Я по лесенке приставной
Лез на всклоченный сеновал, —
Я дышал звезд млечных трухой,
Колтуном пространства дышал.
И подумал: зачем будить
Удлиненных звучаний рой,
В этой вечной склоке ловить
Эолийский чудесный строй?
Звезд в ковше медведицы семь,
Добрых чувств на земле пять.
Набухает, звенит темь
И растет и звенит опять.
Распряженный огромный воз
Поперек вселенной торчит.
Сеновала древний хаос
Защекочет, запорошит…
Не своей чешуей шуршим,
Против шерсти мира поем.
Лиру строим, словно спешим
Обрасти косматым руном.
Из гнезда упавших щеглов
Косари приносят назад, —
Из горящих вырвусь рядов
И вернусь в родной звукоряд.
Чтобы розовой крови связь,
И травы сухорукий звон
Распростились: одна — скрепясь,
А другая — в заумный сон.

Прочитаем это стихотворение, вспоминая о «Звездах» Ходасевича — и сразу бросится в глаза, насколько разные, порою про­тивоположные законы властвуют в этих поэтических картинах. Если в «Звездах» мир, воссоздаваемый поэтом, строится во многом на противостоянии «верха» и «низа», если художественная структура стихотворения всеми своими деталями отражала это противостояние, — то в «Я по лесенке приставной…» эти «полюса» изображаемого не только не противостоят друг другу, но напротив — устремлены один к другому, проникают друг в друга. Обратим внимание на, быть может, частную, но значимую подробность в обоих стихотворениях — положение героя по отношению к воссозданной здесь земной реальности. Если в «Звездах» герой смотрит на мирок «грошового “Казино”» как бы сверху вниз (не случайно рефреном повторяется там: «внизу», «дыра», «постыдная лужа»), — то в стихотворении О. Мандельштама взаимоотношения героя и земного мира прямо противоположны. Первые же детали земной реальности — «лесенка приставная», «всклоченный сеновал» — оказываются (помимо прочего) образами-знаками движения вверх, с их помощью герой поднимается ближе к «звездам млечным». Стало быть, поэтическая картина, возникающая в стихотворении О.Мандельштама, в своем развитии с самого начала лишена двухполюсности.
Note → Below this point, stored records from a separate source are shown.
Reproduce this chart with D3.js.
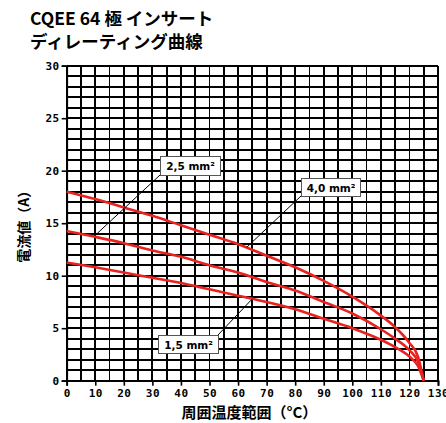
<!DOCTYPE html>
<meta charset="utf-8">
<head>
  <style>
    body { margin: 0; background: #fff; }
    .grid line { stroke: #000; stroke-width: 1.8px; shape-rendering: crispEdges; }
    .tick text { font: bold 11px "DejaVu Sans Mono", monospace; letter-spacing: 0.5px; }
    .curve { fill: none; stroke: #e8231f; stroke-width: 2.6px; }
    .leader { stroke: #000; stroke-width: 1px; }
    .box rect { fill: #fff; stroke: #555; stroke-width: 1px; }
    .box text { font: bold 10.5px "DejaVu Sans", sans-serif; }
  </style>
</head>
<body>
  <svg width="446" height="423"></svg>
  <script src="https://d3js.org/d3.v7.min.js"></script>
  <script>
    // ambient temperature (°C) and current (A)
    var temps = [0, 10, 20, 30, 40, 50, 60, 70, 80, 90, 100, 110, 115, 120, 123, 125];
    var amps40 = [18, 17.3, 16.5, 15.7, 14.8, 13.9, 13.0, 11.9, 10.8, 9.5, 8.0, 6.2, 5.1, 3.6, 2.3, 0];
    var amps25 = [14.25, 13.7, 13.1, 12.4, 11.8, 11.0, 10.3, 9.4, 8.6, 7.5, 6.4, 4.9, 4.0, 2.9, 1.8, 0];
    var amps15 = [11.25, 10.8, 10.3, 9.8, 9.3, 8.7, 8.1, 7.5, 6.8, 5.9, 5.0, 3.9, 3.2, 2.3, 1.4, 0];

    var xTicks = d3.range(0, 131, 10);
    var yTicks = d3.range(0, 31, 5);

    // label boxes: text, where the leader touches the curve (data), box top-left (px)
    var labels = [
      { text: "2,5 mm²", at: [10, 13.85], box: [160, 156], w: 60, h: 19 },
      { text: "4,0 mm²", at: [63, 12.7], box: [301, 178], w: 59, h: 18 },
      { text: "1,5 mm²", at: [65, 7.8], box: [158, 335], w: 60, h: 18 }
    ];

    var svg = d3.select("svg");
    var plotL = 66.7, plotR = 438, plotT = 65.7, plotB = 380.7;

    var x = d3.scaleLinear().domain([0, 130]).range([plotL, plotR]);
    var y = d3.scaleLinear().domain([0, 30]).range([plotB, plotT]);

    svg.append("rect").attr("width", 446).attr("height", 423).attr("fill", "#fff");

    // title
    var title = svg.append("text")
        .style("font", "bold 17.5px 'Noto Sans CJK JP', sans-serif");
    title.append("tspan").attr("x", 30).attr("y", 25).text("CQEE 64 極 インサート");
    title.append("tspan").attr("x", 30).attr("y", 48).text("ディレーティング曲線");

    // grid
    var grid = svg.append("g").attr("class", "grid");
    grid.selectAll(".v")
      .data(d3.range(0, 131, 5))
      .enter().append("line")
        .attr("x1", function(d) { return x(d); })
        .attr("x2", function(d) { return x(d); })
        .attr("y1", plotT).attr("y2", plotB);
    grid.selectAll(".h")
      .data(d3.range(0, 31, 1))
      .enter().append("line")
        .attr("y1", function(d) { return y(d); })
        .attr("y2", function(d) { return y(d); })
        .attr("x1", plotL).attr("x2", plotR);

    // axes
    svg.append("g")
        .attr("transform", "translate(0," + plotB + ")")
        .call(d3.axisBottom(x).tickValues(xTicks).tickSize(5).tickPadding(4));
    svg.append("g")
        .attr("transform", "translate(" + plotL + ",0)")
        .call(d3.axisLeft(y).tickValues(yTicks).tickSize(5).tickPadding(2));
    svg.selectAll(".domain").attr("stroke", "#000").attr("stroke-width", 1.8);
    svg.selectAll(".tick line").attr("stroke", "#000").attr("stroke-width", 1.6);

    // curves
    var line = d3.line()
        .x(function(d) { return x(d[0]); })
        .y(function(d) { return y(d[1]); })
        .curve(d3.curveMonotoneX);
    [amps40, amps25, amps15].forEach(function(series) {
      svg.append("path")
          .attr("class", "curve")
          .attr("d", line(temps.map(function(t, i) { return [t, series[i]]; })));
    });

    // labels
    labels.forEach(function(l) {
      var px = x(l.at[0]), py = y(l.at[1]);
      var bx = l.box[0], by = l.box[1];
      // leader starts at the box corner facing the curve
      var cx = px < bx ? bx : bx + l.w;
      var cy = py > by + l.h ? by + l.h : by;
      svg.append("line").attr("class", "leader")
          .attr("x1", cx).attr("y1", cy).attr("x2", px).attr("y2", py);
      var g = svg.append("g").attr("class", "box");
      g.append("rect").attr("x", bx + 0.5).attr("y", by + 0.5).attr("width", l.w).attr("height", l.h);
      g.append("text")
          .attr("x", bx + l.w / 2 + 0.5).attr("y", by + l.h / 2 + 4.5)
          .attr("text-anchor", "middle")
          .text(l.text);
    });

    // axis titles
    svg.append("text")
        .attr("x", (plotL + plotR) / 2 - 3).attr("y", 418)
        .attr("text-anchor", "middle")
        .style("font", "bold 15px 'Noto Sans CJK JP', sans-serif")
        .text("周囲温度範囲（°C）");
    svg.append("text")
        .attr("transform", "translate(29," + ((plotT + plotB) / 2) + ")rotate(-90)")
        .attr("text-anchor", "middle")
        .style("font", "bold 14px 'Noto Sans CJK JP', sans-serif")
        .text("電流値（A）");
  </script>
</body>
</html>
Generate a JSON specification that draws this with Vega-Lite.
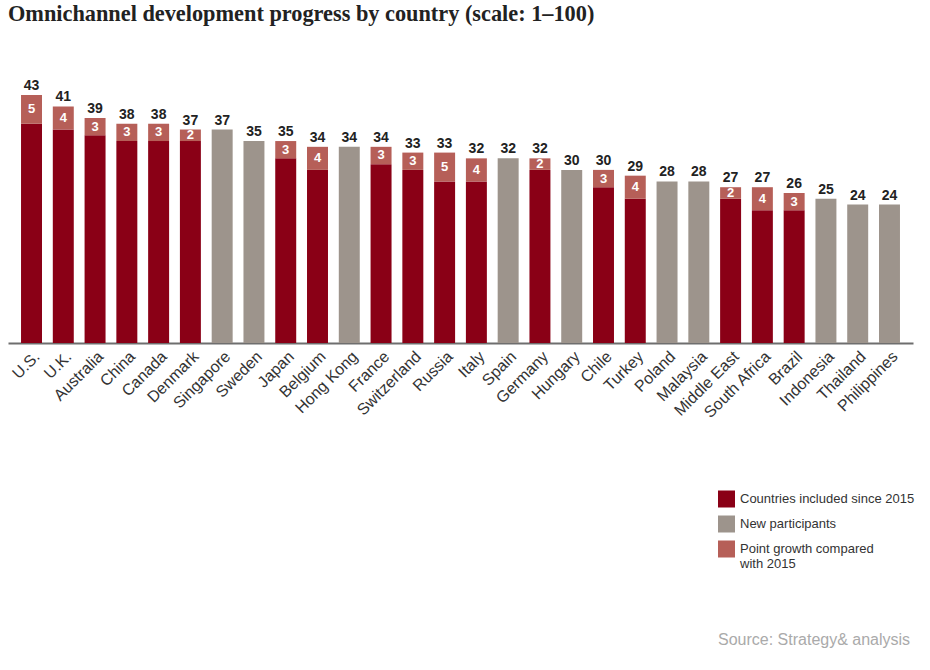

Более того, во многом она строится на взаимопроникновении, слиянии различных планов изображаемого. В первой же строфе стихотворения образы героя, сеновала, звезд естественно «пересеклись», переплелись в неразделимое целое — и вот уже герой дышит то ли светом звезд, то ли трухой сеновала; то ли сама эта «труха» стала «звездной», преобразившись в переживании героя. Да и необъятный образ «пространства» в первой строфе вдруг становится как бы второй ипостасью образа сеновала («колтун пространства»). То же взаимопроникновение образов открывается и в четвертой строфе стихотворения.